Financial literacy might not sound like the most exciting subject, but for Becki Arends with Junior Achievement, it's a mission to improve the lives of thousands of children who might not otherwise learn to be financially savvy.
Arends, who serves as the district manager for Southeast Missouri in the greater St. Louis region, said there's a wide range of programs and skills taught by volunteers at no cost to the schools.
More than 35 schools between Perryville, Missouri, and the Bootheel participate, Arends said, and last year, they served about 7,000 students. This year, they're hoping to top 8,000.
The program starts out more generalized for the kindergarten through fifth-grade students, with fundamental ideas about how money and credit work. Then starting in sixth grade, programs hone in for more specific training in areas including entrepreneurship, career research and readiness and budgeting.
High-school students can have opportunities like job shadowing, personal finance modeling and even creating their own business from the ground up.
Beyond the subjects taught, Arends said, students also get concrete examples of issues that really happen in businesses they've likely seen in their own communities.
Volunteers who come in to teach can be anyone, Arends said, and several are business leaders who come in for one 45-minute session per week for five weeks.
All students attend, Arends said. "It's a push-in, not a pull-out," she said.
"Students hear a different voice, see a different face, have something to look forward to," she added.
But it isn't like volunteers are just dropped in without materials, Arends said.
Junior Achievement is an international program, she said, and they prepare a kit for every unit, which includes materials for an entire classroom of students.
A guidebook gives the classroom leader discussion points, illustrations, a script to follow and flexibility to include their own viewpoints.
"It's very user friendly," she said.
The kits try to incorporate technology wherever applicable, Arends said, especially in schools with a 1-to-1 program.
Every three to four years, Arends said, Junior Achievement is updating graphics, technology, language, so it's not outdated.
In this district, she said, the cost per student is about $20. That's significantly lower than the national average of about $32 to $35 per student, she said, and a lot of credit for that goes toward volunteers who recycle materials from year to year so the local chapter doesn't need to buy all brand-new.
Arends said the program is great not only for improving financial literacy, but also because it offers all kinds of side benefits.

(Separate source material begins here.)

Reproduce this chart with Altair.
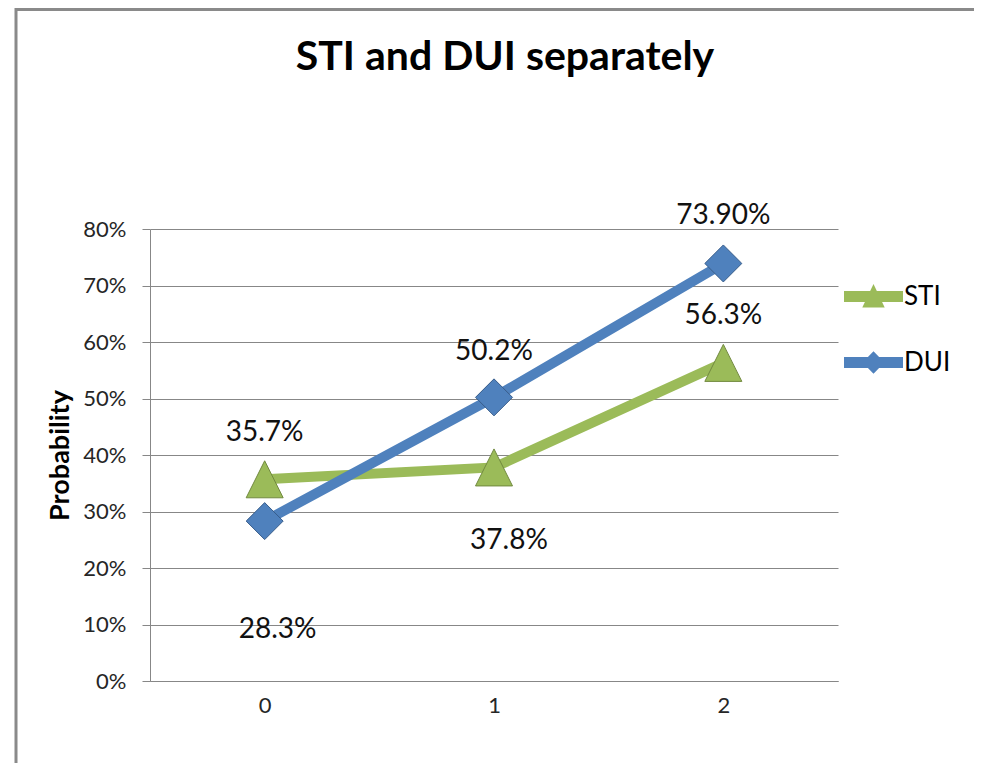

A 2016 national study completed by a third party said Junior Achievement alumni had a 93 percent high-school diploma or GED rate, compared with a nationwide graduation rate of less than 85 percent.
Alumni also have upward mobility, Arends said.
This program can show students that, even if they start out in a lower income bracket, they do have other opportunities, she said.
"The overall goal is to help prepare students to participate in a global economy, and to be confident in and own their own financial success," she said.
Finances touch every aspect of a student's life, Arends said.
Showing a student how their education, skills and values intersect and inform their education path toward their career paths is vital to their motivation, she added.
A program with high-school students from Cape Girardeau and Jackson will partner them with mentors at AT&T in Cape Girardeau, Arends said.
It will help students see how to write resumes and how a business physically operates, she added, which is really valuable.
Another component will address texting and driving, she said.
The Cape Girardeau Chamber of Commerce is also working with Junior Achievement to help students develop soft skills, Arends said.
A student may be technologically savvy, she said, but being able to get along with their coworkers is a different matter.
"There's a lot of potential with Junior Achievement," she said, "and it doesn't cost the schools anything."
And for the business community, it's helping to bring up future employees.